Leia a íntegra da carta:
Querido amigo,
A cada dia fico
mais preocupado com o que está acontecendo em nosso Brasil. As notícias que
recebo são de desemprego, crise nas escolas e hospitais, a redução e até mesmo
no fim dos programas que ajudam o povo, a volta da fome. Sei que estão
entregando as riquezas do país aos estrangeiros, destruindo ou privatizando o
que nossa gente construiu com tanto sacrifício. Traindo a soberania nacional.
É difícil manter a
esperança numa situação como essa, mas o brasileiro não desiste nunca, não é
verdade? Não perco a fé no nosso povo, o que me ajuda a não fraquejar na prisão
injusta em que estou faz mais de um ano. Você deve se lembrar que no dia 7 de
abril de 2018, ao me despedir dos companheiros em São Bernardo, falei que
estava cumprindo a decisão do juiz, mas certo de que minha inocência ainda
seria reconhecida. E que seria anulada a farsa montada para me prender sem ter
cometido crime.
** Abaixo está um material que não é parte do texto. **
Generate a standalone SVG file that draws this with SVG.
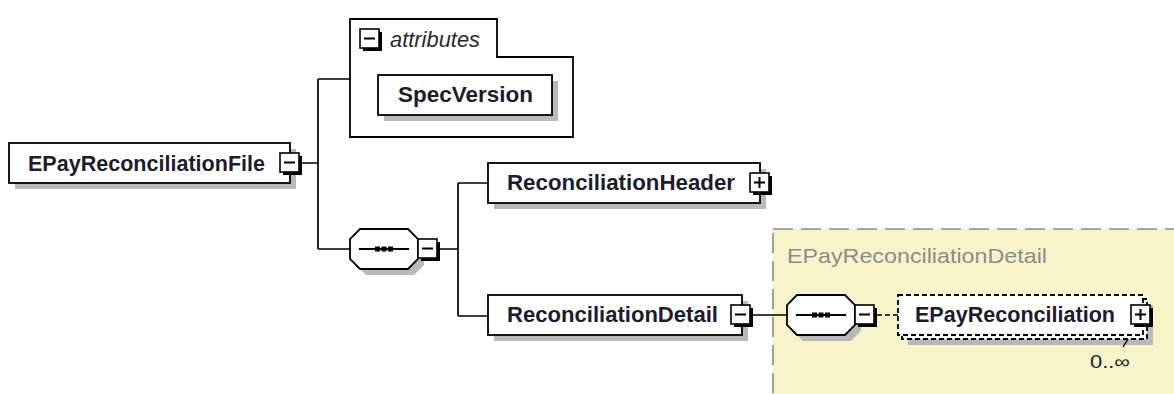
<svg xmlns="http://www.w3.org/2000/svg" width="1174" height="394" viewBox="0 0 1174 394">
<style>
.box{fill:#ffffff;stroke:#000;stroke-width:1.8}
.shadow{fill:#b9b9b9}
.lbl{font-family:"Liberation Sans",Arial,sans-serif;font-weight:bold;font-size:22px;fill:#1c1c2c}
.line{fill:none;stroke:#000;stroke-width:1.7}
.btnbg{fill:#000}
.btn{fill:#fff;stroke:#000;stroke-width:1.6}
.sign{stroke:#000;stroke-width:2;fill:none}
.dash{fill:#fff;stroke:#000;stroke-width:1.8;stroke-dasharray:5 3}
</style>
<defs>
<g id="minus">
<rect class="btnbg" x="3" y="3" width="19" height="19"/>
<rect class="btn" x="0" y="0" width="19" height="19"/>
<path class="sign" d="M4,9.5 H15"/>
</g>
<g id="plus">
<rect class="btnbg" x="3" y="3" width="19" height="19"/>
<rect class="btn" x="0" y="0" width="19" height="19"/>
<path class="sign" d="M4,9.5 H15 M9.5,4 V15"/>
</g>
<g id="seq">
<polygon class="shadow" points="16,6 64,6 74,16 74,36 64,46 16,46 6,36 6,16"/>
<polygon class="box" points="10,0 58,0 68,10 68,30 58,40 10,40 0,30 0,10"/>
<path class="sign" d="M9,20 H59"/>
<rect x="25" y="17.5" width="5" height="5" fill="#000"/>
<rect x="31.5" y="17.5" width="5" height="5" fill="#000"/>
<rect x="38" y="17.5" width="5" height="5" fill="#000"/>
</g>
</defs>
<rect width="1174" height="394" fill="#fff"/>

<g id="region-EPayReconciliationDetail">
<rect x="773" y="229" width="420" height="180" fill="#f6f4c8" stroke="#8a8a8a" stroke-width="1.6" stroke-dasharray="20 8"/>
<text x="787" y="263" font-family="'Liberation Sans',Arial,sans-serif" font-size="21px" fill="#8c8c8c" textLength="260" lengthAdjust="spacingAndGlyphs">EPayReconciliationDetail</text>
</g>

<g id="connectors">
<path class="line" d="M299,163 H318 M318,79 V249 M318,79 H350 M318,249 H350"/>
<path class="line" d="M440,249 H458 M458,183 V316 M458,183 H488 M458,316 H488"/>
<path class="line" d="M753,315 H787"/>
<path class="line" d="M877,315 H898" stroke-dasharray="5 3"/>
</g>

<g id="node-EPayReconciliationFile">
<rect class="shadow" x="15" y="149" width="281" height="40"/>
<rect class="box" x="9" y="143" width="281" height="40"/>
<text class="lbl" x="28" y="171" textLength="237" lengthAdjust="spacingAndGlyphs">EPayReconciliationFile</text>
<use href="#minus" x="280" y="153"/>
</g>

<g id="node-attributes">
<path class="box" d="M350,137 V19 H497 V57 H573 V137 Z"/>
<use href="#minus" x="360" y="29"/>
<text x="390" y="47" font-family="'Liberation Sans',Arial,sans-serif" font-style="italic" font-size="22px" fill="#2a2a2a" textLength="90" lengthAdjust="spacingAndGlyphs">attributes</text>
</g>

<g id="node-SpecVersion">
<rect class="shadow" x="384" y="81" width="174" height="40"/>
<rect class="box" x="378" y="75" width="174" height="40"/>
<text class="lbl" x="398" y="102" textLength="135" lengthAdjust="spacingAndGlyphs">SpecVersion</text>
</g>

<g id="node-sequence1">
<use href="#seq" x="350" y="229"/>
<use href="#minus" x="418" y="239"/>
</g>

<g id="node-ReconciliationHeader">
<rect class="shadow" x="494" y="169" width="272" height="40"/>
<rect class="box" x="488" y="163" width="272" height="40"/>
<text class="lbl" x="507" y="190" textLength="228" lengthAdjust="spacingAndGlyphs">ReconciliationHeader</text>
<use href="#plus" x="750" y="173"/>
</g>

<g id="node-ReconciliationDetail">
<rect class="shadow" x="494" y="301" width="254" height="40"/>
<rect class="box" x="488" y="295" width="254" height="40"/>
<text class="lbl" x="507" y="322" textLength="211" lengthAdjust="spacingAndGlyphs">ReconciliationDetail</text>
<use href="#minus" x="731" y="305"/>
</g>

<g id="node-sequence2">
<use href="#seq" x="787" y="295"/>
<use href="#minus" x="855" y="305"/>
</g>

<g id="node-EPayReconciliation">
<rect class="shadow" x="908" y="305" width="245" height="40"/>
<rect class="dash" x="902" y="299" width="245" height="40"/>
<rect class="dash" x="898" y="295" width="245" height="40"/>
<text class="lbl" x="915" y="322" textLength="200" lengthAdjust="spacingAndGlyphs">EPayReconciliation</text>
<use href="#plus" x="1131" y="305"/>
<path d="M1128,339 L1123,347" stroke="#000" stroke-width="1.4"/>
<text x="1090" y="368" font-family="'Liberation Sans',Arial,sans-serif" font-size="18px" fill="#1c1c2c" textLength="40" lengthAdjust="spacingAndGlyphs">0..∞</text>
</g>
</svg>
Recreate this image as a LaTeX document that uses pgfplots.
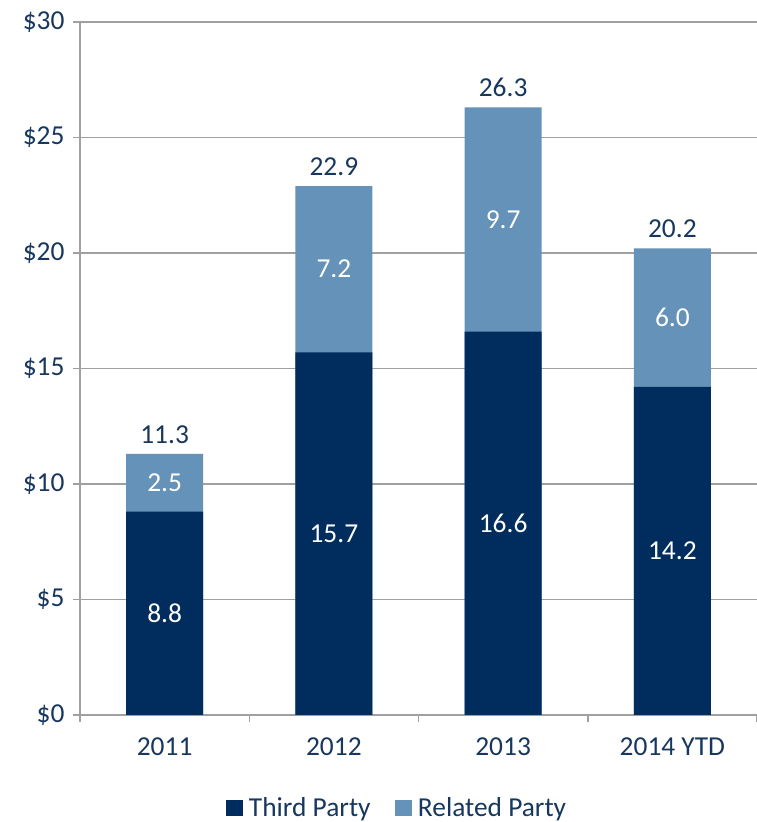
\documentclass[border=0pt]{standalone}
\usepackage{fontspec}
\setmainfont{Carlito}
\usepackage{pgfplots}
\pgfplotsset{compat=1.18}
\definecolor{dark}{HTML}{002D5E}
\definecolor{light}{HTML}{6592B8}
\definecolor{txt}{HTML}{17375E}
\definecolor{gridc}{HTML}{A0A0A0}
\newcommand{\lf}{\fontsize{27.5}{32}\selectfont}
\begin{document}
\begin{tikzpicture}
\useasboundingbox (0,0) rectangle (757bp,822bp);
\begin{axis}[
  at={(80bp,107bp)}, anchor=south west,
  scale only axis, width=677bp, height=693bp,
  xmin=-0.5, xmax=3.5, ymin=0, ymax=30,
  axis x line*=bottom, axis y line*=left,
  axis line style={gridc, line width=1.5bp},
  ymajorgrids, grid style={gridc, line width=1.5bp},
  ytick={0,5,10,15,20,25,30},
  yticklabels={\$0,\$5,\$10,\$15,\$20,\$25,\$30},
  xtick={-0.5,0.5,1.5,2.5,3.5},
  xticklabels={},
  extra x ticks={0,1,2,3},
  extra x tick labels={2011,2012,2013,2014 YTD},
  extra x tick style={major tick length=0pt, xticklabel style={yshift=-19bp}},
  tick align=outside, major tick length=7bp,
  tick style={gridc, line width=1.5bp},
  tick label style={font=\lf, text=txt},
  yticklabel style={xshift=-5bp},
  legend image code/.code={\fill[#1] (0bp,-7.5bp) rectangle (16bp,7.5bp); \path (21bp,0bp);},
  legend style={at={(0.468,-0.134)}, anchor=center, draw=none, fill=none,
    font=\lf, text=txt, legend columns=2,
    /tikz/every even column/.append style={column sep=22bp}},
]
\addplot[ybar, bar width=77bp, bar shift=0pt, fill=light, draw=none, forget plot,
  nodes near coords, point meta=explicit symbolic,
  nodes near coords style={font=\lf, text=txt, anchor=south, yshift=7bp}]
  coordinates {(0,11.3)[11.3] (1,22.9)[22.9] (2,26.3)[26.3] (3,20.2)[20.2]};
\addplot[ybar, bar width=77bp, bar shift=0pt, fill=dark, draw=none, forget plot]
  coordinates {(0,8.8) (1,15.7) (2,16.6) (3,14.2)};
\addplot[draw=none, mark=none, forget plot,
  nodes near coords, point meta=explicit symbolic,
  nodes near coords style={font=\lf, text=white, anchor=center}]
  coordinates {(0,4.4)[8.8] (1,7.85)[15.7] (2,8.3)[16.6] (3,7.1)[14.2]
               (0,10.05)[2.5] (1,19.3)[7.2] (2,21.45)[9.7] (3,17.2)[6.0]};
\addlegendimage{dark}
\addlegendentry{Third Party}
\addlegendimage{light}
\addlegendentry{Related Party}
\end{axis}
\end{tikzpicture}
\end{document}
Continuo acreditando.
Todos os dias
acordo pensando que estou mais perto da libertação, porque o meu caso não tem
mistério. É só ler as provas que os advogados reuniram: que o tal tríplex nunca
foi meu, nem de fato nem de direito, e que nem na construção nem a reforma
entrou dinheiro de contratos com a Petrobrás. São fatos que o próprio Sergio
Moro reconheceu quando teve de responder o recurso da defesa.
É só analisar o
processo com imparcialidade para ver que o Moro estava decidido a me condenar
antes mesmo de receber a denúncia dos procuradores. Ele mandou invadir minha
casa e me levar à força pra depor sem nunca ter me intimado. Mandou grampear
meus telefonemas, da minha mulher, meus filhos e até dos meus advogados, o que
é gravíssimo numa democracia. Dirigia os interrogatórios, como se fosse o meu
acusador, e não deixava a defesa fazer perguntas. Era um juiz que tinha lado, o
lado da acusação.
A denúncia contra
mim era tão falsa e inconsistente que, para me condenar, o Moro mudou as
acusações feitas pelos promotores. Me acusaram de ter recebido um imóvel em
troca de favor mas, como viram que não era meu, ele me condenou dizendo que foi
“atribuído” a mim. Me acusaram de ter feito atos para beneficiar uma empresa.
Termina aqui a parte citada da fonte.